Getting the sizing and installation right is usually non-negotiable if you want a fitted result that uses the room properly. Finish choices are more flexible. You may decide that mirrored centre panels are worth the extra cost because they remove the need for a separate mirror, while premium framing might matter less to you. Or you may prioritise a simpler external finish and invest more in the wardrobe interior.

What matters is avoiding false economy. Cheap doors on a poor fit can undermine the whole room. Well-made bespoke doors, fitted accurately, tend to give better long-term value because they are built around the space rather than adapted to it.

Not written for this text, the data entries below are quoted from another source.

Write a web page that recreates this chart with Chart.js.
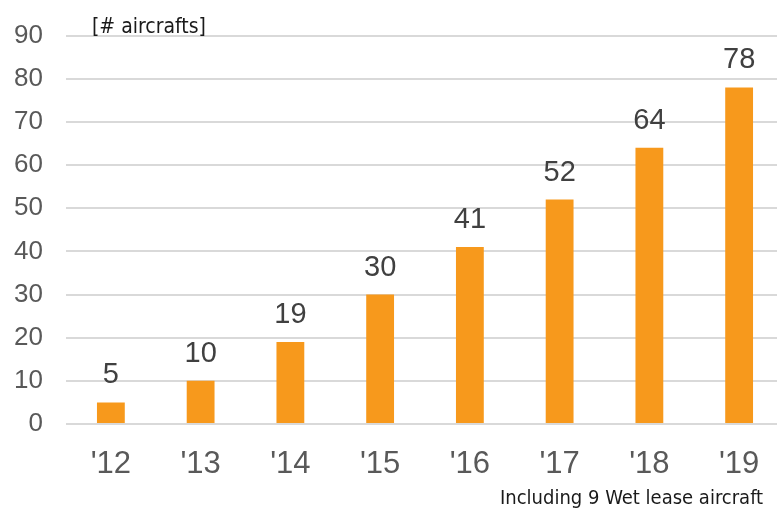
<!DOCTYPE html>
<html>
<head>
<meta charset="utf-8">
<script src="https://cdn.jsdelivr.net/npm/chart.js@4/dist/chart.umd.min.js"></script>
<style>
  html, body { margin: 0; padding: 0; background: #fff; overflow: hidden; }
  #wrap { position: relative; width: 784px; height: 512px; margin-top: -3px; }
</style>
</head>
<body>
<div id="wrap"><canvas id="grafico"></canvas></div>
<script>
const years = ["'12", "'13", "'14", "'15", "'16", "'17", "'18", "'19"];
const aircrafts = [5, 10, 19, 30, 41, 52, 64, 78];
const unitLabel = '[# aircrafts]';
const footnote = 'Including 9 Wet lease aircraft';

// valores acima das barras + textos soltos
const extras = {
    id: 'extras',
    afterDatasetsDraw(chart) {
        const c = chart.ctx;
        const meta = chart.getDatasetMeta(0);
        c.save();
        c.fillStyle = '#404040';
        c.font = '29px "Liberation Sans", Arial, sans-serif';
        c.textAlign = 'center';
        c.textBaseline = 'alphabetic';
        meta.data.forEach((bar, i) => {
            c.fillText(aircrafts[i], bar.x, bar.y - 19);
        });
        c.fillStyle = '#1a1a1a';
        c.font = '21px "DejaVu Sans Condensed", "Open Sans", sans-serif';
        c.textAlign = 'left';
        c.fillText(unitLabel, 92, 36);
        c.font = '20px "DejaVu Sans Condensed", "Open Sans", sans-serif';
        c.fillText(footnote, 500, 507);
        c.restore();
    }
};

new Chart(document.getElementById('grafico'), {
    type: 'bar',
    data: {
        labels: years,
        datasets: [{
            data: aircrafts,
            backgroundColor: '#F7991C',
            barPercentage: 0.31,
            categoryPercentage: 1
        }]
    },
    options: {
        responsive: true,
        maintainAspectRatio: false,
        animation: false,
        layout: { padding: { top: 32, right: 0, left: 0, bottom: 0 } },
        plugins: { legend: { display: false }, tooltip: { enabled: false } },
        scales: {
            x: {
                grid: { display: false, drawTicks: false },
                border: { display: false },
                ticks: {
                    color: '#595959',
                    font: { family: '"Liberation Sans", Arial, sans-serif', size: 31 },
                    padding: 22
                },
                afterFit(s) { s.height = 85; }
            },
            y: {
                min: 0,
                max: 90,
                grid: { color: '#d9d9d9', lineWidth: 2, drawTicks: false },
                border: { display: false },
                ticks: {
                    stepSize: 10,
                    color: '#595959',
                    font: { family: '"Liberation Sans", Arial, sans-serif', size: 26 },
                    padding: 23
                },
                afterFit(s) { s.width = 66; }
            }
        }
    },
    plugins: [extras]
});
</script>
</body>
</html>
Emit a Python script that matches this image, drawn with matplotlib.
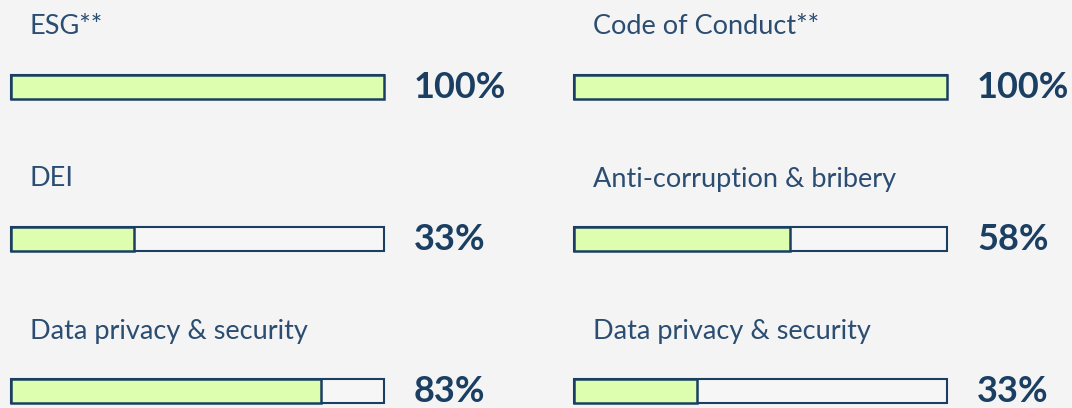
import matplotlib.pyplot as plt

# chart data
left_labels = ['ESG**', 'DEI', 'Data privacy & security']
left_values = [100, 33, 83]
right_labels = ['Code of Conduct**', 'Anti-corruption & bribery', 'Data privacy & security']
right_values = [100, 58, 33]

bg = '#f4f4f4'
navy = '#1b3f63'
label_col = '#2b4d72'
fill = '#ddfeae'

fig = plt.figure(figsize=(10.72, 4.08), dpi=100, facecolor=bg)
ax = fig.add_axes([0, 0, 1, 1])
ax.set_facecolor(bg)
ax.set_xlim(0, 1072)
ax.set_ylim(408, 0)
ax.axis('off')

bar_len = 373
bar_h = 24
row_y = [86.5, 238.5, 390.5]

def column(labels, values, x0, tx):
    full = [bar_len] * len(values)
    ax.barh(row_y, full, left=x0, height=bar_h, color='#f6f6f6',
            edgecolor=navy, linewidth=1.5, zorder=2)
    widths = [v / 100 * bar_len for v in values]
    ax.barh(row_y, widths, left=x0, height=bar_h, color=fill,
            edgecolor=navy, linewidth=1.8, zorder=3)
    for y, lab, v in zip(row_y, labels, values):
        ax.text(x0 + 19, y - 52, lab, fontsize=19.5, color=label_col,
                family='Lato', va='baseline', ha='left')
        ax.text(tx, y + 12, f'{v}%', fontsize=26, color=navy,
                family='Lato', fontweight='bold', va='baseline', ha='left')

column(left_labels, left_values, 11, 414)
column(right_labels, right_values, 574, 977)

fig.savefig('out.png', dpi=100, facecolor=bg)
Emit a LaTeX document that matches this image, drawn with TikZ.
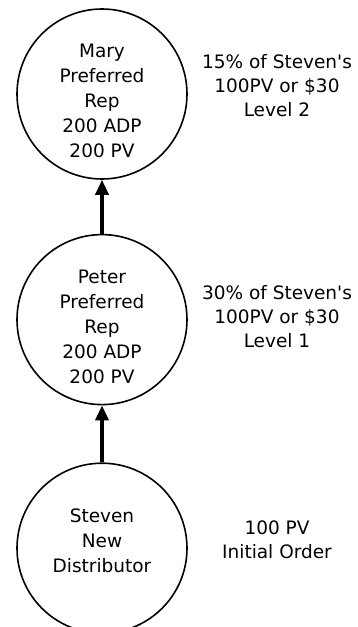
\documentclass[tikz,border=0pt]{standalone}
\usepackage{fontspec}
\setmainfont{DejaVu Sans}
\usetikzlibrary{positioning, arrows.meta}

\tikzset{
  member/.style={draw, circle, line width=1.6pt, minimum size=170pt, inner sep=0pt},
  memtext/.style={align=center, font=\fontsize{18.5}{25}\selectfont},
  note/.style={align=center, font=\fontsize{18.5}{24}\selectfont},
  upline/.style={line width=3.5pt, -{Triangle[width=13pt,length=15pt]}}
}

\begin{document}
\begin{tikzpicture}
  \useasboundingbox (0,0) rectangle (357pt,-627pt);

  %Define nodes
  \node[member, label={[memtext, yshift=-7pt]center:{Mary\\Preferred\\Rep\\200 ADP\\200 PV}}] (mary) at (102pt,-94pt) {};
  \node[member, below=54pt of mary, label={[memtext, yshift=-7pt]center:{Peter\\Preferred\\Rep\\200 ADP\\200 PV}}] (peter) {};
  \node[member, below=57pt of peter, label={[memtext, yshift=7pt]center:{Steven\\New\\Distributor}}] (steven) {};

  % Notes beside the circles
  \node[note] (maryinfo) at ([xshift=175pt, yshift=8pt]mary.center) {15\% of Steven\textquotesingle s\\100PV or \$30\\Level 2};
  \node[note] (peterinfo) at ([xshift=175pt, yshift=3pt]peter.center) {30\% of Steven\textquotesingle s\\100PV or \$30\\Level 1};
  \node[note] (steveninfo) at ([xshift=175pt, yshift=8pt]steven.center) {100 PV\\Initial Order};

  % Connect the nodes
  \draw[upline] (peter) -- (mary);
  \draw[upline] (steven) -- (peter);

\end{tikzpicture}
\end{document}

Choosing a supplier for bespoke wardrobe doors

A good supplier should do more than offer samples and prices. They should ask how the room is used, flag practical issues early and explain the trade-offs between styles rather than pushing a single option.

Look for a process that includes proper measuring, design guidance and a clear understanding of installation. If the room is awkward, that experience becomes even more important. A showroom visit can help you compare finishes in person, but the quality of the advice matters just as much as the display itself.

For homeowners across the Midlands, working with a specialist that designs and manufactures made-to-measure furniture can make the process far more straightforward. Glide & Slide takes that approach, with tailored design support and fitted solutions built around the exact space rather than approximate standard sizes.

Getting the final look right

The best wardrobe doors do not just fit the opening. They fit the room. That might mean matching tones with other fitted furniture, choosing a finish that works with changing light through the day or selecting a door style that feels calm rather than attention-seeking.

If you are unsure, start with how you want the room to feel. Brighter and more open? Warmer and calmer? More minimal? More classic? Those answers usually point you towards the right combination of door type, finish and layout much faster than following trends.

A well-designed fitted wardrobe should make the room easier to use and nicer to be in. If the doors do both, you have chosen well.